:: Given instruction ::
Pictures excluded, return the lines below from the first through the line holding "const chartRef = useRef<SVGSVGElement".

──────── Source excerpt ────────

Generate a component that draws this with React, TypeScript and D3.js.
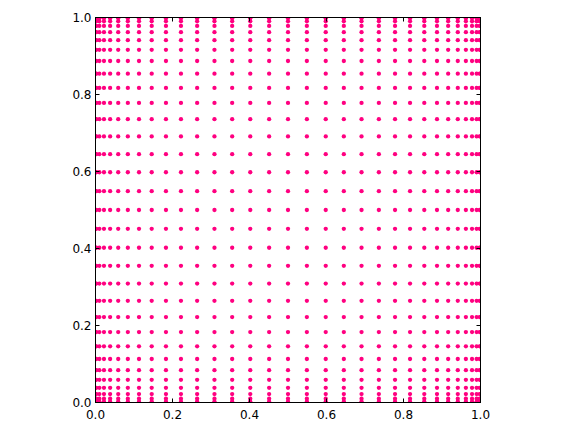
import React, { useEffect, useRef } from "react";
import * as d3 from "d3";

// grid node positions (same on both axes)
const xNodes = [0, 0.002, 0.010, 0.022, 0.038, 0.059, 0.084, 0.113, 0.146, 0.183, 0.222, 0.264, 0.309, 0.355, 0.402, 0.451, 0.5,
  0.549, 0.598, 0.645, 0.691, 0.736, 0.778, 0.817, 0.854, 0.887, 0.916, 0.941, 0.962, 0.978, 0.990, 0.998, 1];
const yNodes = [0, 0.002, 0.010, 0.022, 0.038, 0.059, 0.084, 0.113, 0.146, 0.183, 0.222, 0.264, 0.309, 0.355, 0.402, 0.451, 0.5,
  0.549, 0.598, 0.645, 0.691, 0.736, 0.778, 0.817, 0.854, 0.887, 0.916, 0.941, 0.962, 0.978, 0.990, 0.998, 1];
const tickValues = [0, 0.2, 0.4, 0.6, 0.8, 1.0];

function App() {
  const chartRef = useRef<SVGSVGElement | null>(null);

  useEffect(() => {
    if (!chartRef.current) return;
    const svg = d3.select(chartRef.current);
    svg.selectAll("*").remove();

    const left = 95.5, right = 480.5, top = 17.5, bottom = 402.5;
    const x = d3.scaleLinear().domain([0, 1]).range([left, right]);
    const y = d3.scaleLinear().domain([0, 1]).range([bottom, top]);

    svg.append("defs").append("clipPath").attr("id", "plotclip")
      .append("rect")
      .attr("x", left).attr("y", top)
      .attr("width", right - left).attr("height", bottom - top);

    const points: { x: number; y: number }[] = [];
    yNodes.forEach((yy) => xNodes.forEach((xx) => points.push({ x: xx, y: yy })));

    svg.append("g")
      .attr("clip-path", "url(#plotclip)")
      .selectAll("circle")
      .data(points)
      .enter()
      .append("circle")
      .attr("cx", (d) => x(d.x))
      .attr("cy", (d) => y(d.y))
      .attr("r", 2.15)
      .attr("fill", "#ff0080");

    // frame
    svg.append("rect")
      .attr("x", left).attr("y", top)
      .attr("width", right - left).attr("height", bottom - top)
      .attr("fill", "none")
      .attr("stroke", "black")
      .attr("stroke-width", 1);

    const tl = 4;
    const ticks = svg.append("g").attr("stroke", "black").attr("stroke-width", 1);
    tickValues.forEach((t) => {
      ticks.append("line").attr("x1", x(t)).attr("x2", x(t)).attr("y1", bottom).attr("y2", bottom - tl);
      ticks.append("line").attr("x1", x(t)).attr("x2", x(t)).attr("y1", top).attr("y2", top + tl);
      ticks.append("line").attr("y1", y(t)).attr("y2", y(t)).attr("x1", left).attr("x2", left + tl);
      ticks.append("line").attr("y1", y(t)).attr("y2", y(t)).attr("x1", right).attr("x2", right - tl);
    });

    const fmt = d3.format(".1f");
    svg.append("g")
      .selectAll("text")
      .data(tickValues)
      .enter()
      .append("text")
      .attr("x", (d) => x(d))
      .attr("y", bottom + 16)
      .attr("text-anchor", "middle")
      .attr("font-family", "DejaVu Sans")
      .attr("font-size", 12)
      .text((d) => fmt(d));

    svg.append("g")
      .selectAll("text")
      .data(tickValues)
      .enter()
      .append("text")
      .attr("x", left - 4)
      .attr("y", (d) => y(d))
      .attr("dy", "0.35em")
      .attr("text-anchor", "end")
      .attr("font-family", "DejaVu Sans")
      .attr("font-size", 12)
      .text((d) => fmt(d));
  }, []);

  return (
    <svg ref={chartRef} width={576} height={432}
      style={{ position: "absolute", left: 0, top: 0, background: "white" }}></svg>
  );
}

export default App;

────────

:: Complete output ::
Generate a component that draws this with React, TypeScript and D3.js.
import React, { useEffect, useRef } from "react";
import * as d3 from "d3";

// grid node positions (same on both axes)
const xNodes = [0, 0.002, 0.010, 0.022, 0.038, 0.059, 0.084, 0.113, 0.146, 0.183, 0.222, 0.264, 0.309, 0.355, 0.402, 0.451, 0.5,
  0.549, 0.598, 0.645, 0.691, 0.736, 0.778, 0.817, 0.854, 0.887, 0.916, 0.941, 0.962, 0.978, 0.990, 0.998, 1];
const yNodes = [0, 0.002, 0.010, 0.022, 0.038, 0.059, 0.084, 0.113, 0.146, 0.183, 0.222, 0.264, 0.309, 0.355, 0.402, 0.451, 0.5,
  0.549, 0.598, 0.645, 0.691, 0.736, 0.778, 0.817, 0.854, 0.887, 0.916, 0.941, 0.962, 0.978, 0.990, 0.998, 1];
const tickValues = [0, 0.2, 0.4, 0.6, 0.8, 1.0];

function App() {
  const chartRef = useRef<SVGSVGElement | null>(null);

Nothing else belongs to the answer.